Um segundo ponto é que o lugar da religião na marcação do tempo pode ser encontrado também na própria construção dos nossos calendários oficiais, que ocorre por meio de legislações específicas. Na linha do tempo que publicamos no Nexo Políticas Públicas em outro momento, é possível acompanhar o processo de construção do calendário nacional ao longo dos anos, desde o início do período republicano.

Além de feriados nacionais de caráter religioso, como o Dia de Nossa Senhora Aparecida (12 de outubro), padroeira do Brasil, e o Natal (25 de dezembro), destacam-se diversos outros feriados religiosos espalhados pelo país, especialmente em âmbito municipal. Isso decorre da principal norma que regulamenta a instituição de feriados no Brasil atualmente, a lei federal nº 9.093, de 1995, que distingue os feriados civis e os religiosos.
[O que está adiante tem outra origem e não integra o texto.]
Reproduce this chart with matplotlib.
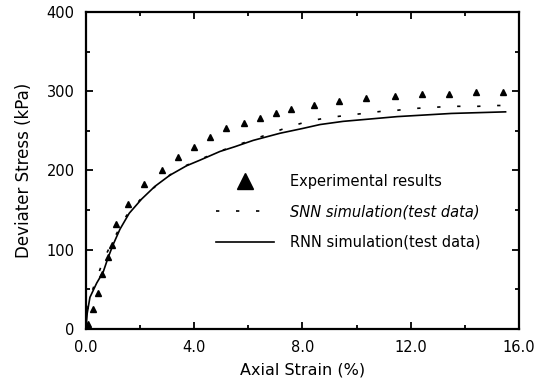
import numpy as np
import matplotlib
matplotlib.use('Agg')
import matplotlib.pyplot as plt
from matplotlib.ticker import MultipleLocator

# experimental points (axial strain %, deviator stress kPa)
exp_strain = [0.09, 0.28, 0.43, 0.6, 0.8, 0.97, 1.12, 1.54, 2.13, 2.82, 3.41, 4.0, 4.6,
              5.19, 5.83, 6.42, 7.01, 7.59, 8.44, 9.36, 10.35, 11.43, 12.4, 13.4,
              14.41, 15.41]
exp_stress = [6, 25, 45, 69, 91, 106, 133, 158, 183, 201, 217, 230, 242,
              253, 260, 266, 272, 277, 283, 288, 291, 294, 296, 296,
              299, 299]

snn_strain = [0.0, 0.1, 0.4, 0.65, 1.0, 1.5, 2.0, 2.5, 3.0, 3.5, 4.0, 4.5, 5.0, 5.5,
              6.0, 6.5, 7.0, 7.5, 8.0, 8.5, 9.0, 9.5, 10.0, 10.5, 11.0, 11.5, 12.0,
              12.5, 13.0, 13.5, 14.0, 14.5, 15.0, 15.5]
snn_stress = [0, 35, 64, 87, 112, 143, 163, 178, 192, 203, 211, 218, 225, 231,
              237, 243, 249, 255, 260, 264, 267, 269, 271, 273, 275, 276, 278,
              279, 280, 281, 281, 281, 282, 282]

rnn_strain = [0.0, 0.05, 0.15, 0.4, 0.64, 0.82, 1.0, 1.26, 1.6, 2.06, 2.55, 3.1, 3.72,
              4.21, 4.95, 5.5, 6.18, 7.17, 8.0, 8.65, 9.5, 10.5, 11.5, 12.5, 13.5,
              14.5, 15.5]
rnn_stress = [0, 20, 40, 58, 72, 90, 106, 126, 146, 164, 180, 194, 206,
              213, 224, 230, 238, 247, 253, 258, 262, 265, 268, 270, 272,
              273, 274]

plt.rcParams['font.family'] = ['DejaVu Sans']
fig = plt.figure(figsize=(5.47, 3.81), dpi=100)
ax = fig.add_axes([0.157, 0.1365, 0.792, 0.832])

ax.plot(exp_strain, exp_stress, linestyle='none', marker='^', color='black',
        markersize=5, label='Experimental results')
ax.plot(snn_strain, snn_stress, color='black', lw=1.2, dashes=(2, 10),
        label='SNN simulation(test data)')
ax.plot(rnn_strain, rnn_stress, color='black', lw=1.2,
        label='RNN simulation(test data)')

ax.set_xlim(0, 16)
ax.set_ylim(0, 400)
ax.xaxis.set_major_locator(MultipleLocator(4))
ax.xaxis.set_minor_locator(MultipleLocator(2))
ax.yaxis.set_major_locator(MultipleLocator(100))
ax.yaxis.set_minor_locator(MultipleLocator(50))
ax.set_xticklabels([f'{v:.1f}' for v in ax.get_xticks()])
ax.tick_params(which='both', direction='in', top=True, right=True, labelsize=10.5, width=1.3)
ax.tick_params(which='major', length=5)
ax.tick_params(which='minor', length=3)
ax.tick_params(axis='y', pad=8)
ax.tick_params(axis='x', pad=8)
for s in ax.spines.values():
    s.set_linewidth(1.6)

ax.set_xlabel('Axial Strain (%)', fontsize=11.5, labelpad=5)
ax.set_ylabel('Deviater Stress (kPa)', fontsize=12, labelpad=10)

leg = ax.legend(loc='upper left', bbox_to_anchor=(0.27, 0.53), frameon=False,
                fontsize=10.5, handlelength=4.0, labelspacing=1.05, markerscale=2.2,
                handletextpad=1.1)
for t in leg.get_texts():
    if t.get_text().startswith('SNN'):
        t.set_fontstyle('italic')

fig.savefig('out.png', dpi=100)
De acordo com essa lei, os feriados civis são aqueles “declarados em lei federal”, “a data magna do estado fixada em lei estadual” e “os dias do início e do término do ano do centenário de fundação do município, fixados em lei municipal”. Por sua vez, os feriados religiosos são “os dias de guarda, declarados em lei municipal, de acordo com a tradição local e em número não superior a quatro, neste incluída a Sexta-Feira da Paixão”. Com isso, cabe aos municípios a instituição de feriados religiosos, ainda que seja comum encontrar outros tipos de feriados municipais, como aqueles que marcam as datas em que os municípios são fundados (e não só na ocasião dos seus centenários).
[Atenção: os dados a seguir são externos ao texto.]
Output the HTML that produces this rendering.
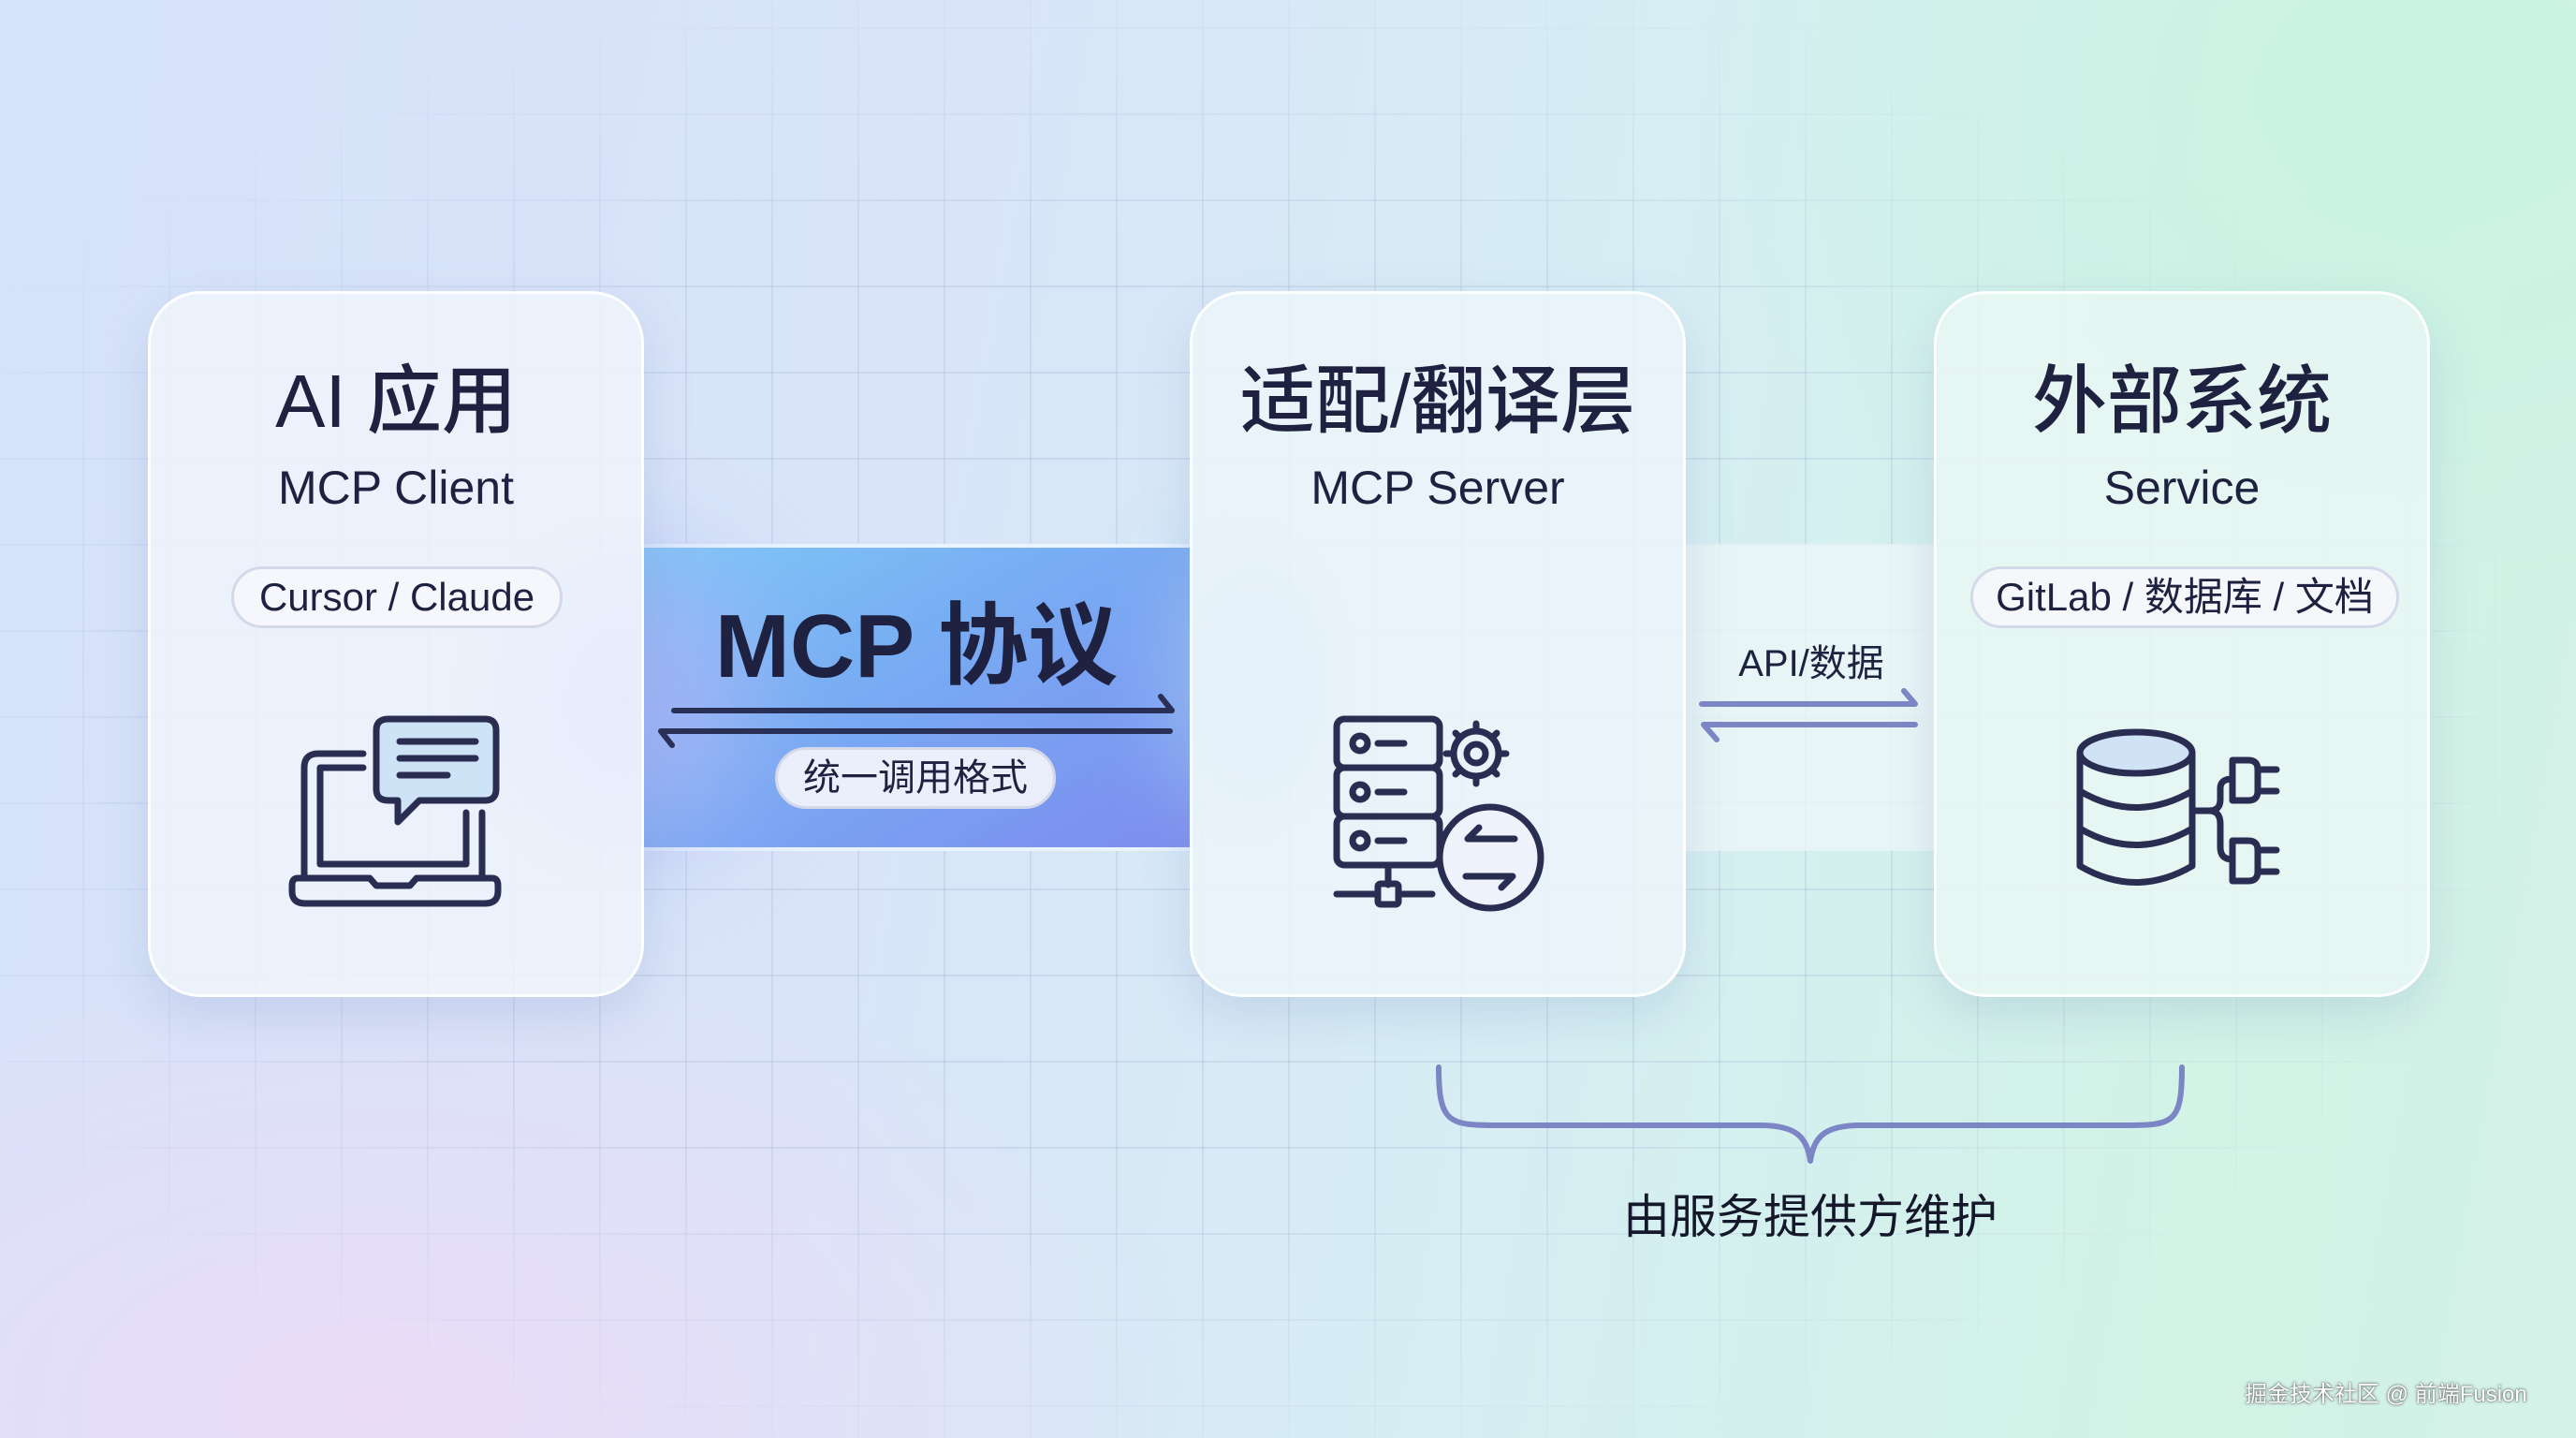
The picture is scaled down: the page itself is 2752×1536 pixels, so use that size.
<!DOCTYPE html>
<html><head><meta charset="utf-8"><style>
*{margin:0;padding:0;box-sizing:border-box}
html,body{width:2752px;height:1536px;overflow:hidden}
body{position:relative;font-family:"Liberation Sans","Noto Sans CJK SC",sans-serif;color:#1e2240;
background:linear-gradient(100deg,#d6e2fa 0%,#d9e4f8 35%,#d6eef4 60%,#d2f3e6 85%,#d4f2e8 100%);}
.bg{position:absolute;left:0;top:0;width:2752px;height:1536px;
background:radial-gradient(ellipse 900px 500px at 400px 1500px,#eadcf7,transparent),radial-gradient(ellipse 800px 600px at 2600px 100px,#c9f3e2,transparent)}
.glow{position:absolute;border-radius:50%}
.grid{position:absolute;left:0;top:0;width:2752px;height:1536px;
background-image:linear-gradient(rgba(170,185,215,.3) 2px,transparent 2px),linear-gradient(90deg,rgba(170,185,215,.3) 2px,transparent 2px);
background-size:92px 92px;background-position:88px 29px;
-webkit-mask-image:radial-gradient(ellipse 55% 55% at 45% 50%,#000 60%,transparent 100%);}
.card{position:absolute;top:311px;height:754px;width:530px;border-radius:56px;background:rgba(240,244,252,.85);border:3px solid rgba(255,255,255,.9);box-shadow:0 20px 50px rgba(120,140,190,.22);}
.t{position:absolute;left:0;width:100%;text-align:center;white-space:nowrap}
.h{top:50px;font-size:80px;font-weight:500}
.s{top:178px;font-size:50px}
.pill{position:absolute;top:291px;height:66px;border-radius:33px;border:3px solid #d4d9ea;background:rgba(246,247,252,.9);font-size:42px;line-height:60px;text-align:center;white-space:nowrap}
</style></head><body>
<div class="bg"></div>
<div class="grid"></div>
<div style="position:absolute;left:684px;top:581px;width:590px;height:328px;background:linear-gradient(150deg,#7fc7f7 0%,#78aef3 40%,#7d8cf0 100%);border-top:4px solid #e9f4ff;border-bottom:4px solid #e9f4ff"></div>
<div style="position:absolute;left:1801px;top:581px;width:268px;height:328px;background:rgba(235,246,248,.8)"></div>
<div class="glow" style="left:540px;top:600px;width:260px;height:300px;background:#aab4f6;filter:blur(60px);opacity:.8"></div>
<div class="glow" style="left:1260px;top:580px;width:160px;height:300px;background:#a8d4f8;filter:blur(50px);opacity:.8"></div>

<div class="card" style="left:158px"><div class="t h">AI 应用</div><div class="t s">MCP Client</div>
<div class="pill" style="left:86px;width:354px">Cursor / Claude</div></div>
<div class="card" style="left:1271px;background:rgba(236,244,250,.85)"><div class="t h">适配/翻译层</div><div class="t s">MCP Server</div></div>
<div class="card" style="left:2066px;background:rgba(232,246,244,.88)"><div class="t h">外部系统</div><div class="t s">Service</div>
<div class="pill" style="left:36px;width:458px">GitLab / 数据库 / 文档</div></div>

<div class="t" style="left:684px;width:590px;top:612px;font-size:96px;font-weight:700">MCP 协议</div>
<svg style="position:absolute;left:0;top:0" width="2752" height="1536">
<g stroke="#2a2f55" stroke-width="6" fill="none" stroke-linecap="round" stroke-linejoin="round">
<path d="M720 759 H1252 L1240 744"/><path d="M1250 781 H706 L718 796"/>
</g>
<g stroke="#7d86c4" stroke-width="6" fill="none" stroke-linecap="round" stroke-linejoin="round">
<path d="M1818 752 H2046 L2034 738"/><path d="M2046 774 H1820 L1834 790"/>
<path d="M1537 1140 C1537 1200 1548 1202 1600 1202 H1880 C1920 1202 1930 1215 1934 1240 C1938 1215 1948 1202 1988 1202 H2270 C2322 1202 2331 1200 2331 1140"/>
</g>
<g transform="translate(280,740)" stroke="#2a2d52" stroke-width="7" fill="none" stroke-linecap="round" stroke-linejoin="round">
<path d="M108 65 H60 Q45 65 45 80 V198"/><path d="M108 80 H62 V183 H218 V128"/><path d="M235 128 V198"/>
<path d="M38 198 H115 L122 206 H158 L165 198 H246 Q252 198 252 206 V212 Q252 225 238 225 H46 Q32 225 32 212 V206 Q32 198 38 198Z"/>
<path d="M135 28 H238 Q250 28 250 40 V103 Q250 115 238 115 H168 L145 138 V115 H135 Q122 115 122 103 V40 Q122 28 135 28Z" fill="#cfe3f6"/>
<path d="M147 52 H228 M147 70 H228 M147 88 H198"/>
</g>
<g stroke="#2a2d52" stroke-width="7" fill="none" stroke-linecap="round" stroke-linejoin="round">
<rect x="1428" y="768" width="110" height="52" rx="8"/><rect x="1428" y="820" width="110" height="52" rx="8"/><rect x="1428" y="872" width="110" height="52" rx="8"/>
<circle cx="1453" cy="794" r="8"/><circle cx="1453" cy="846" r="8"/><circle cx="1453" cy="898" r="8"/>
<path d="M1472 794 H1500 M1472 846 H1500 M1472 898 H1500 M1483 924 V945 M1428 955 H1472 M1494 955 H1530"/>
<rect x="1472" y="944" width="22" height="22" rx="3"/>
<circle cx="1577" cy="805" r="24"/><circle cx="1577" cy="805" r="10"/>
<path d="M1577 773 V781 M1577 829 V837 M1545 805 H1553 M1601 805 H1609 M1555 783 L1560 788 M1594 822 L1599 827 M1599 783 L1594 788 M1555 827 L1560 822"/>
<circle cx="1592" cy="916" r="54" fill="#eef3fb"/>
<path d="M1618 896 H1568 L1580 884 M1566 936 H1616 L1604 948"/>
</g>
<g stroke="#2a2d52" stroke-width="7" fill="none" stroke-linecap="round" stroke-linejoin="round">
<ellipse cx="2282" cy="804" rx="60" ry="22" fill="#cfe2f6"/>
<path d="M2222 804 V925 Q2282 960 2342 925 V804"/>
<path d="M2222 845 Q2282 880 2342 845 M2222 885 Q2282 920 2342 885"/>
<path d="M2342 866 H2360 Q2372 866 2372 854 V842 Q2372 832 2385 832 M2342 866 H2360 Q2372 866 2372 880 V905 Q2372 918 2385 918"/>
<path d="M2385 812 H2402 Q2412 812 2412 822 V845 Q2412 855 2402 855 H2385Z M2412 822 H2432 M2412 845 H2432"/>
<path d="M2385 898 H2402 Q2412 898 2412 908 V931 Q2412 941 2402 941 H2385Z M2412 908 H2432 M2412 931 H2432"/>
</g>
</svg>
<div class="pill" style="left:828px;top:798px;width:300px;font-size:40px">统一调用格式</div>
<div class="t" style="left:1801px;width:268px;top:676px;font-size:40px">API/数据</div>
<div class="t" style="left:1634px;width:600px;top:1260px;font-size:50px;color:#15182a">由服务提供方维护</div>
<div style="position:absolute;left:2398px;top:1469px;font-size:24px;color:#fff;text-shadow:0 0 3px #555,0 0 1px #333;white-space:nowrap">掘金技术社区 @ 前端Fusion</div>
</body></html>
A disposição sobre os feriados religiosos acaba por reforçar a hegemonia católica no calendário nacional, com destaque para festividades e dias de santos padroeiros. A obrigatoriedade da Sexta-Feira da Paixão na composição dos quatro feriados religiosos municipais possíveis é mais um elemento que revela a legitimidade do catolicismo na marcação do calendário, articulando argumentos do que é tradição e cultura e do que se entende como religião. Apesar de ser muito difundida como um feriado nacional, a Sexta-Feira Santa, porém, não foi instituída como feriado em nenhuma legislação federal. A data foi se transformando em feriado nacional por meio de portarias do governo brasileiro que divulgam anualmente o calendário de feriados e pontos facultativos nacionais para a administração pública federal, com poucas ocasiões em que foi registrada como ponto facultativo.

Retomando o feriado prolongado de seis dias ocorrido no Rio de Janeiro, como a Sexta-Feira Santa é uma data móvel do calendário cristão, neste ano acabou ficando próxima a outros dois feriados de abril, um nacional e outro estadual. O caso do feriado de São Jorge já foi muito debatido, inclusive em pesquisas antropológicas. Inicialmente, a data foi instituída como feriado municipal em 2001 na cidade do Rio de Janeiro, que conta com festas bastante populares dedicadas ao santo católico e que também se articulam com religiões afro-brasileiras, relação que é destacada no próprio projeto de lei que propôs a institucionalização da data como feriado. No Rio, São Jorge é associado ao orixá Ogum. Posteriormente, em 2008, também se tornou feriado estadual, sobrepondo-se ao calendário municipal da capital. Isso gerou controvérsias especialmente no que diz respeito à sua constitucionalidade, considerando, como vimos, o estabelecido pela legislação federal sobre instituição de feriados. Uma ação direta de inconstitucionalidade foi apresentada ainda em 2008, mas em 2023 o Supremo Tribunal Federal, por maioria, julgou a lei fluminense como constitucional, o que revela como a lei federal nº 9.093/1995 pode ser interpretada de diferentes maneiras. Além do feriado de São Jorge, o estado do Rio tem, em seu calendário, mais dois feriados: terça-feira de Carnaval (data móvel), igualmente instituído em 2008, e Dia da Consciência Negra e aniversário da morte de Zumbi dos Palmares (20 de novembro), instituído em 2002.

Também feriado no município do Rio de Janeiro e em diversos outros pelo Brasil, o Dia da Consciência Negra foi, finalmente, instituído como feriado nacional no final de 2023. Embora não tenha um caráter religioso à primeira vista, as comemorações pelo 20 de novembro acabam explorando diferentes aspectos relacionados à população negra, históricos, culturais e, também, religiosos, sendo marcadas pela presença e por iniciativas de religiões afro-brasileiras. 

O calendário, portanto, entre outras dimensões, é um lugar de disputas, passando por transformações no decorrer do tempo, incorporando novas datas ou mesmo excluindo outras. E, para diferentes religiões, ele é, ainda, mais um espaço de busca por reconhecimento, visibilidade e legitimidade da sua presença na esfera pública.